Joy Division changed the face of music. The sound
of music. The meaning of music. Godfathers of the
current alternative scene, they reinvented rock in the
post-punk era, creating a new sound -- dark, hypnotic,
intense - that would influence U2, Morrissey, R.E.M.,
Radiohead and many others. The band's image, once
subversive and alienating, has become an internationally
renowned 'look' well documented by photographers Anton
Corbijn, Kevin Cummins and graphic designer Peter
Saville. Inspired by the attitude, energy and sound of
Punk, particularly the Sex Pistols, Peter Hook and his
old school friend Bernard Sumner started a band which
continues to influence popular music 35 years later,
uniting with a gifted lead-singer and lyricist, Ian
Curtis, and a brilliant drummer, Stephen Morris.
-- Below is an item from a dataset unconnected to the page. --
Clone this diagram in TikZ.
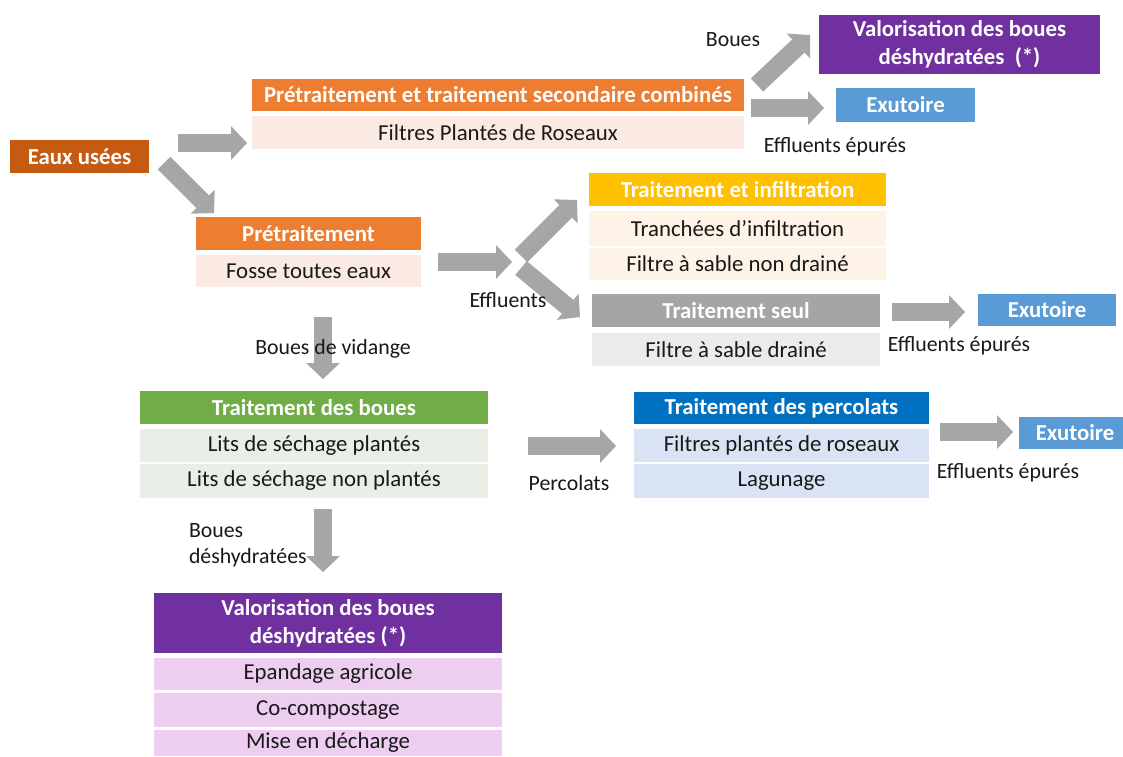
\documentclass[tikz,border=0pt]{standalone}
\usepackage{fontspec}
\setmainfont{Carlito}
\usetikzlibrary{arrows.meta}
\definecolor{eauxc}{HTML}{C55A11}
\definecolor{orc}{HTML}{ED7D31}
\definecolor{orl}{HTML}{FBEAE3}
\definecolor{yec}{HTML}{FFC000}
\definecolor{yel}{HTML}{FEF3E7}
\definecolor{grc}{HTML}{A5A5A5}
\definecolor{grl}{HTML}{EBEBEB}
\definecolor{gnc}{HTML}{70AD47}
\definecolor{gnl}{HTML}{E9EEE6}
\definecolor{blc}{HTML}{0070C0}
\definecolor{bll}{HTML}{DAE3F3}
\definecolor{exc}{HTML}{5B9BD5}
\definecolor{puc}{HTML}{7030A0}
\definecolor{pul}{HTML}{EDCDF0}
\definecolor{arrowgray}{HTML}{A6A6A6}
\tikzset{
  box/.style={inner sep=0pt, outer sep=0pt, align=center},
  hd/.style={box, text=white, font=\fontsize{22.8}{28}\selectfont\bfseries},
  bd/.style={box, text=black!90, font=\fontsize{22.8}{26}\selectfont},
  lbl/.style={inner sep=0pt, outer sep=0pt, text=black!90, font=\fontsize{21.8}{26}\selectfont},
  barrow/.style={draw=arrowgray, line width=18pt, -{Triangle[width=34pt,length=16pt,line width=0pt]}}
}
% \bx{name}{style}{fill}{x1}{y1}{x2}{y2}{text}
\newcommand\bx[8]{\node[#2, fill=#3, minimum width={#6pt-#4pt}, minimum height={#7pt-#5pt}]
  (#1) at ({(#4+#6)/2},{(#5+#7)/2}) {#8};}
\begin{document}
\begin{tikzpicture}[x=1pt,y=-1pt]
\useasboundingbox[fill=white] (0,0) rectangle (1123,756);

% boxes
\bx{eaux}{hd}{eauxc}{10}{140}{149}{173}{Eaux usées}
\bx{combH}{hd}{orc}{252}{79}{744}{111}{Prétraitement et traitement secondaire combinés}
\bx{combS}{bd}{orl}{252}{116}{744}{149}{Filtres Plantés de Roseaux}
\bx{valT}{hd}{puc}{819}{15}{1100}{74}{Valorisation des boues\\déshydratées\ \ (*)}
\bx{exuT}{hd}{exc}{836}{88}{975}{122}{Exutoire}

\bx{preH}{hd}{orc}{196}{217}{421}{250}{Prétraitement}
\bx{preS}{bd}{orl}{196}{255}{421}{287}{Fosse toutes eaux}

\bx{infH}{hd}{yec}{589}{173}{886}{206}{Traitement et infiltration}
\bx{infS1}{bd}{yel}{589}{211}{886}{246}{Tranchées d’infiltration}
\bx{infS2}{bd}{yel}{589}{248}{886}{280}{Filtre à sable non drainé}

\bx{seulH}{hd}{grc}{592}{294}{880}{327}{Traitement seul}
\bx{seulS}{bd}{grl}{592}{333}{880}{366}{Filtre à sable drainé}
\bx{exuM}{hd}{exc}{978}{294}{1116}{326}{Exutoire}

\bx{bouH}{hd}{gnc}{140}{391}{488}{424}{Traitement des boues}
\bx{bouS1}{bd}{gnl}{140}{429}{488}{462}{Lits de séchage plantés}
\bx{bouS2}{bd}{gnl}{140}{464}{488}{498}{Lits de séchage non plantés}

\bx{perH}{hd}{blc}{634}{392}{929}{424}{Traitement des percolats}
\bx{perS1}{bd}{bll}{634}{429}{929}{462}{Filtres plantés de roseaux}
\bx{perS2}{bd}{bll}{634}{464}{929}{498}{Lagunage}
\bx{exuB}{hd}{exc}{1019}{417}{1131}{449}{Exutoire}

\bx{valB}{hd}{puc}{154}{593}{502}{653}{Valorisation des boues\\déshydratées (*)}
\bx{valS1}{bd}{pul}{154}{658}{502}{690}{Epandage agricole}
\bx{valS2}{bd}{pul}{154}{693}{502}{727}{Co-compostage}
\bx{valS3}{bd}{pul}{154}{730}{502}{756}{Mise en décharge}

% arrow end points
\coordinate (a1s) at (178,143);  \coordinate (a1e) at (247,143);
\coordinate (a2s) at (164,163);  \coordinate (a2e) at (214,213);
\coordinate (a3s) at (757,85);   \coordinate (a3e) at (810,35);
\coordinate (a4s) at (751,108);  \coordinate (a4e) at (824,108);
\coordinate (a5s) at (438,262);  \coordinate (a5e) at (512,262);
\coordinate (a6s) at (521,256);  \coordinate (a6e) at (577,200);
\coordinate (a7s) at (521,268);  \coordinate (a7e) at (580,317);
\coordinate (a8s) at (892,312);  \coordinate (a8e) at (965,312);
\coordinate (a9s) at (323,317);  \coordinate (a9e) at (323,379);
\coordinate (a10s) at (528,446); \coordinate (a10e) at (616,446);
\coordinate (a11s) at (940,432); \coordinate (a11e) at (1013,432);
\coordinate (a12s) at (323,509); \coordinate (a12e) at (323,572);

\foreach \i in {1,...,12} {\draw[barrow] (a\i s) -- (a\i e);}

% labels
\node[lbl] (lBoues) at (733,40) {Boues};
\node[lbl] (lEffT) at (835,147) {Effluents épurés};
\node[lbl] (lEff) at (508,300) {Effluents};
\node[lbl] (lEffM) at (959,346) {Effluents épurés};
\node[lbl] (lVid) at (333,349) {Boues de vidange};
\node[lbl] (lPerc) at (569,483) {Percolats};
\node[lbl] (lEffB) at (1008,473) {Effluents épurés};
\node[lbl, anchor=west, align=left] (lDes) at (189,545) {Boues\\déshydratées};
\end{tikzpicture}
\end{document}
With
some cobbled together instruments and a clapped out old
van, four young lads from Manchester and Salford shared
the same vision and created their own unique sound in
pubs and clubs first across the north-west, then across
the whole of Britain, until in 1980 they had released
two albums and were on the cusp of touring America. Then
Ian Curtis committed suicide leaving everyone around him
bereft. Best known for the propulsive bass guitar
melodies of 'Love Will Tear Us Apart' Hooky was at the
heart of the sound that came to define an era and
inspire a generation. In the frank, no-holds-barred
style that has seen his previous book The Hacienda: How
Not to Run a Club hailed as one of the best music books
of 2009, Peter 'Hooky' Hook gives us the inside story of
life with Joy Division. He talks with eye-opening candor
and reflection about the suicide of Ian Curtis: often
seen as the "intellectual one", to Peter and the band he
was just "one of the lads" and the burden of balancing
his epilepsy and the demands of his domestic life only
really emerged when it was too late. He covers the
band's friendships and fall-outs; their rehearsals and
recording sessions; and the larger-than-life characters
who formed a vital part of the Joy Division legend: Tony
Wilson, Rob Gretton, Martin Hannett, and more.